Volksbanken in der Krise: Wenn aus soliden Geldhäusern riskante Zocker werden
Die einst als bodenständig und vertrauenswürdig geltenden Genossenschaftsbanken geraten zunehmend in die Schlagzeilen - und das nicht im positiven Sinne. Was lange Zeit als Inbegriff seriöser Bankgeschäfte galt, entpuppt sich in einigen Fällen als Spielwiese für riskante Spekulationen und fragwürdige Geschäftspraktiken.
Das bröckelnde Image der "Banken des kleinen Mannes"
Während die Volksbanken noch im vergangenen Jahr beim Marken-Ranking des Meinungsforschungsinstituts YouGov den dritten Platz belegten, häufen sich nun die Negativschlagzeilen. Von Bad Salzungen über Dortmund bis Düsseldorf - überall tauchen Problemfälle auf. Der Gesamtschaden könnte sich auf bis zu 500 Millionen Euro belaufen. Ein vernichtendes Urteil kommt dabei von Mark Branson, dem Chef der Finanzaufsicht Bafin: "Einige der Banken sind nicht gut geführt worden und hatten kein gutes Risikomanagement."

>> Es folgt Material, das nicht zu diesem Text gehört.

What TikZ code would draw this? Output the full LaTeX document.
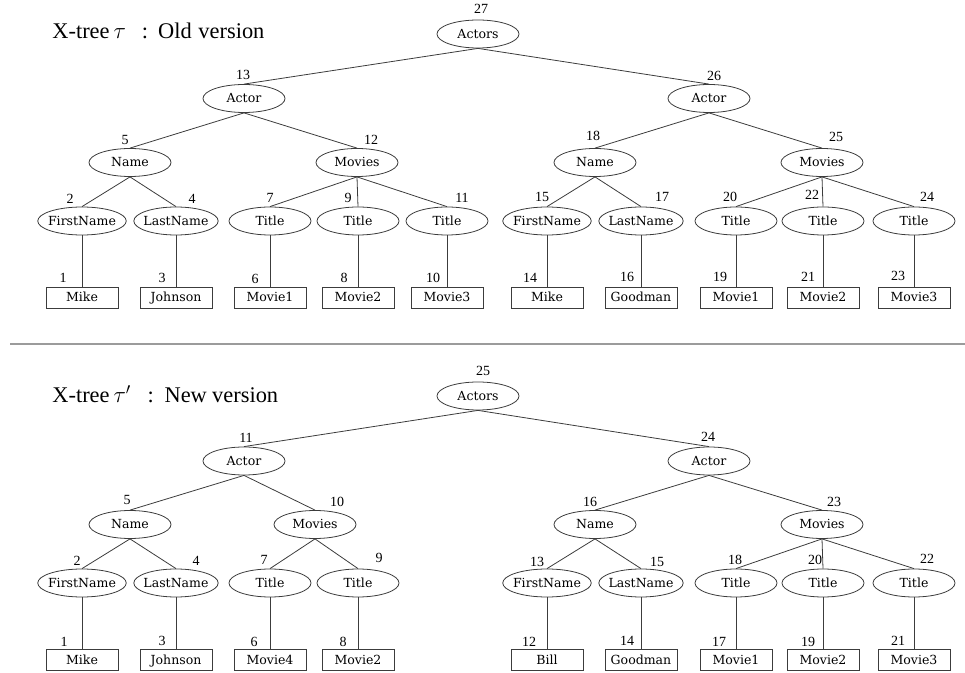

Größenwahn statt solider Geschäftspolitik
Besonders pikant erscheint der Fall der VR-Bank Bad Salzungen. Unter der Führung des ehemaligen Bankchefs Stefan Siebert verstrickte sich das Institut in höchst fragwürdige Geschäfte. Statt sich auf das klassische regionale Geschäft zu konzentrieren, investierte man in zwielichtige Immobilien und wagte sich sogar an ein Wasserprojekt in der griechischen Mönchsrepublik Athos. Der Schaden: satte 280 Millionen Euro.
Die verzweifelte Jagd nach Rendite
Die Ursachen für diese Entwicklung liegen tiefer. Die jahrelange Niedrigzinspolitik der Europäischen Zentralbank zwang viele Volksbanken, nach neuen Ertragsquellen zu suchen. Dabei scheinen einige Institute die grundlegenden Prinzipien des genossenschaftlichen Bankwesens aus den Augen verloren zu haben.
"Die Volksbanken sollten sich auf das regionale Geschäft konzentrieren, dort liegt ihre Expertise", mahnt Finanzwissenschaftler Volker Brühl vom Center for Financial Studies der Frankfurter Goethe-Universität.
Systemische Schwächen offenbaren sich
Die aktuelle Situation legt strukturelle Probleme im genossenschaftlichen Bankensektor offen. Mit rund 700 Volks- und Raiffeisenbanken erscheint der Markt übersättigt. Viele Institute agieren in wirtschaftlich schwachen Regionen und stehen unter enormem Konkurrenzdruck. Gleichzeitig fehlt es häufig an Expertise für komplexere Finanzgeschäfte - ein gefährlicher Mix.
Reformbedarf wird deutlich
Der Bundesverband der Deutschen Volksbanken und Raiffeisenbanken (BVR) hat mittlerweile reagiert und seine Statuten verschärft. Künftig soll früher und konsequenter eingegriffen werden können, wenn eine Bank vom rechten Weg abkommt. Ob diese Maßnahmen ausreichen werden, bleibt abzuwarten. Die Entwicklung zeigt jedenfalls deutlich: Das traditionelle Modell der Volksbanken steht vor gewaltigen Herausforderungen in einer sich rasant wandelnden Finanzwelt.
Für die Kunden bleibt zu hoffen, dass die Institute zu ihren ursprünglichen Werten zurückfinden - solide Geschäftspolitik statt riskanter Spekulationen. Denn gerade in Zeiten wirtschaftlicher Unsicherheit braucht es verlässliche Finanzpartner, die nicht dem schnellen Profit hinterherjagen.